Granular-composite-like electrical transport properties of polycrystalline cubic TaN$_{x}$ thin films prepared by rf sputtering method

TL;DR

This study investigates the electrical transport properties of polycrystalline TaN$_x$ thin films, revealing granular-like behavior, Coulomb effects, and superconductivity features linked to their microstructure.

Contribution

It provides a detailed analysis of the granular-composite electrical transport mechanisms in TaN$_x$ films and their relation to microstructure and superconductivity.

Findings

Conductivity varies linearly with ln T from 6 K to 30 K due to intergrain Coulomb effects.

Fluctuation-induced tunneling dominates conductivity above 60 K.

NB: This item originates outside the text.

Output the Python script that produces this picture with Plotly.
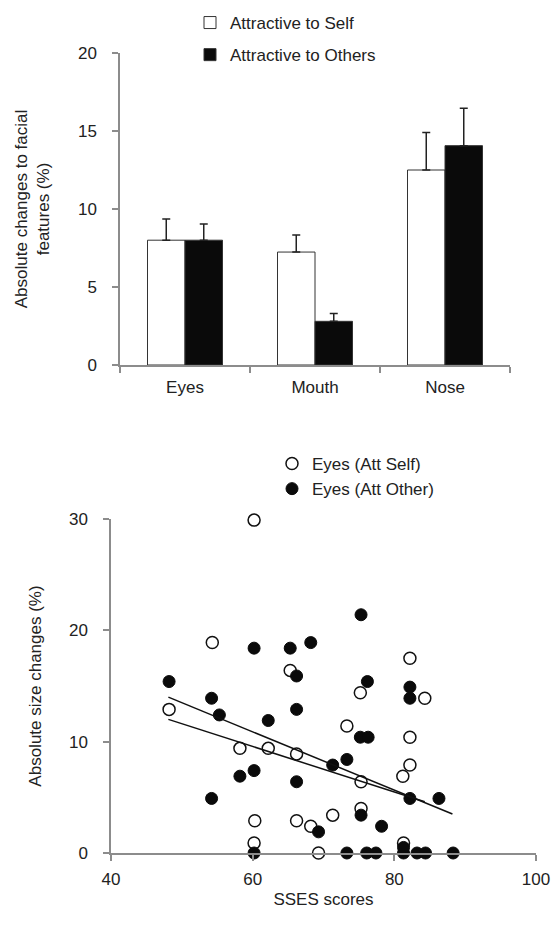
import plotly.graph_objects as go

# ---------------- data: bar chart ----------------
features = ["Eyes", "Mouth", "Nose"]
att_self = [8.0, 7.24, 12.5]
att_self_err = [1.36, 1.1, 2.4]
att_others = [8.0, 2.8, 14.06]
att_others_err = [1.04, 0.5, 2.4]

# ---------------- data: scatter ----------------
self_x = [48.2, 54.3, 60.2, 65.3, 58.2, 62.2, 66.2, 73.3, 60.3, 60.2, 66.2, 68.2,
          71.3, 69.3, 75.2, 75.3, 75.3, 82.2, 82.2, 81.2, 84.3, 81.3, 82.2]
self_y = [12.9, 18.9, 29.9, 16.4, 9.4, 9.4, 8.9, 11.4, 2.9, 0.9, 2.9, 2.4,
          3.4, 0.0, 14.4, 6.4, 4.0, 10.4, 7.9, 6.9, 13.9, 0.9, 17.5]

other_x = [48.2, 54.2, 55.3, 54.2, 58.2, 60.2, 62.2, 66.2, 66.2, 66.2, 60.2, 60.2,
           65.3, 68.2, 75.3, 76.2, 82.2, 82.2, 75.2, 76.3, 73.3, 71.3, 82.2, 86.3,
           75.3, 78.2, 69.3, 73.3, 76.1, 77.4, 81.3, 81.3, 83.2, 84.4, 88.3]
other_y = [15.4, 13.9, 12.4, 4.9, 6.9, 7.4, 11.9, 12.9, 6.4, 15.9, 0.0, 18.4,
           18.4, 18.9, 21.4, 15.4, 14.9, 13.9, 10.4, 10.4, 8.4, 7.9, 4.9, 4.9,
           3.4, 2.4, 1.9, 0.0, 0.0, 0.0, 0.0, 0.5, 0.0, 0.0, 0.0]

# fitted trend lines (end points)
trend_self_x = [48.1, 84.3]
trend_self_y = [12.0, 4.6]
trend_other_x = [48.1, 88.2]
trend_other_y = [14.0, 3.5]

W, H = 553, 936


def fx(px):
    return px / W


def fy(py):
    return 1 - py / H


FONT = "Liberation Sans, Arial, sans-serif"
TXT = "#222222"
AX = "#8c8c8c"
FS = 17

fig = go.Figure()

# bars
fig.add_trace(go.Bar(
    x=features, y=att_self, name="Attractive to Self",
    marker=dict(color="white", line=dict(color="#333333", width=1)),
    error_y=dict(type="data", symmetric=False, array=att_self_err,
                 arrayminus=[0] * len(att_self_err), color="#222222",
                 thickness=1.5, width=4),
    xaxis="x", yaxis="y", legend="legend", legendgroup="a"))
fig.add_trace(go.Bar(
    x=features, y=att_others, name="Attractive to Others",
    marker=dict(color="#0a0a0a", line=dict(color="#333333", width=1)),
    error_y=dict(type="data", symmetric=False, array=att_others_err,
                 arrayminus=[0] * len(att_others_err), color="#222222",
                 thickness=1.5, width=4),
    xaxis="x", yaxis="y", legend="legend", legendgroup="b"))

# scatter
fig.add_trace(go.Scatter(
    x=self_x, y=self_y, mode="markers", name="Eyes (Att Self)",
    marker=dict(symbol="circle", size=12, color="white",
                line=dict(color="#111111", width=1.5)),
    cliponaxis=False,
    xaxis="x2", yaxis="y2", legend="legend2", legendgroup="c"))
fig.add_trace(go.Scatter(
    x=other_x, y=other_y, mode="markers", name="Eyes (Att Other)",
    marker=dict(symbol="circle", size=12, color="#0a0a0a",
                line=dict(color="#0a0a0a", width=1)),
    cliponaxis=False,
    xaxis="x2", yaxis="y2", legend="legend2", legendgroup="d"))
fig.add_trace(go.Scatter(
    x=trend_self_x, y=trend_self_y, mode="lines", showlegend=False,
    line=dict(color="#111111", width=1.5), xaxis="x2", yaxis="y2"))
fig.add_trace(go.Scatter(
    x=trend_other_x, y=trend_other_y, mode="lines", showlegend=False,
    line=dict(color="#111111", width=1.5), xaxis="x2", yaxis="y2"))

axis_common = dict(showgrid=False, zeroline=False, showline=True,
                   linecolor=AX, linewidth=1.5, ticks="outside",
                   tickcolor=AX, ticklen=6, tickwidth=1.5,
                   ticklabeloverflow="allow", automargin=False,
                   tickfont=dict(size=FS, color=TXT, family=FONT))

fig.update_layout(
    width=W, height=H,
    margin=dict(l=0, r=0, t=0, b=0, pad=0, autoexpand=False),
    paper_bgcolor="white", plot_bgcolor="white",
    font=dict(family=FONT, color=TXT, size=FS),
    barmode="group", bargap=0.423, bargroupgap=0,
    xaxis=dict(domain=[fx(120), fx(510)], anchor="y",
               tickson="boundaries", ticklabelstandoff=6, **axis_common),
    yaxis=dict(domain=[fy(365), fy(53)], anchor="x",
               range=[0, 20], tickvals=[0, 5, 10, 15, 20],
               ticklabelstandoff=12,
               title=dict(text="Absolute changes to facial<br>features (%)",
                          font=dict(size=FS, color=TXT), standoff=24),
               **axis_common),
    xaxis2=dict(domain=[fx(111), fx(536)], anchor="y2",
                range=[40, 100], tickvals=[40, 60, 80, 100],
                ticklabelstandoff=4,
                title=dict(text="SSES scores", font=dict(size=FS, color=TXT),
                           standoff=5),
                **axis_common),
    yaxis2=dict(domain=[fy(853), fy(519)], anchor="x2",
                range=[0, 30], tickvals=[0, 10, 20, 30],
                ticklabelstandoff=12,
                title=dict(text="Absolute size changes (%)",
                           font=dict(size=FS, color=TXT), standoff=23),
                **axis_common),
    legend=dict(x=fx(190), y=fy(5), xanchor="left", yanchor="top",
                bgcolor="rgba(0,0,0,0)", font=dict(size=FS, color=TXT),
                traceorder="grouped", tracegroupgap=7, itemwidth=30),
    legend2=dict(x=fx(272), y=fy(446), xanchor="left", yanchor="top",
                 bgcolor="rgba(0,0,0,0)", font=dict(size=FS, color=TXT),
                 traceorder="grouped", tracegroupgap=0, itemwidth=30),
)

fig.write_html(
    "out.html",
    config={"displayModeBar": False},
    post_script="document.body.style.margin='0';"
                "document.body.style.overflow='hidden';",
)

Superconductivity persists under 9 T magnetic field with a linear upper critical field near T_c.

Abstract

We have systematically investigated the electrical transport properties of polycrystalline TaN$_x$ ($0.83$$\lesssim$$x$$\lesssim$1.32) films with rocksalt structure from 300 down to 2 K. It is found that the conductivity varies linearly with $\ln T$ from $\sim$6 K to $\sim$30 K, which does not originate from the conventional two dimensional weak-localization or electron-electron interaction effects, but can be well explained by the intergrain Coulomb effect which was theoretically proposed in the granular metals. While the fluctuation-induced tunneling conduction process dominates the temperature behaviors of the conductivities (resistivities) above $\sim$60 K. Normal state to superconductive state transition is observed in the $x$$\gtrsim$1.04 films in low temperature regime. The superconductivity can still be retained at a field of 9 T. The upper critical field increases linearly with decreasing temperature in the vicinity of the superconductive transition temperature, which is the typical feature of granular superconductors or dirty type-II superconductors. The granular-composite-like electrical transport properties of the polycrystalline TaN$_x$ films are related to their microstructure, in which the TaN$_x$ grains with high conductivity are separated by the poorly conductive amorphous transition layers (grain boundaries).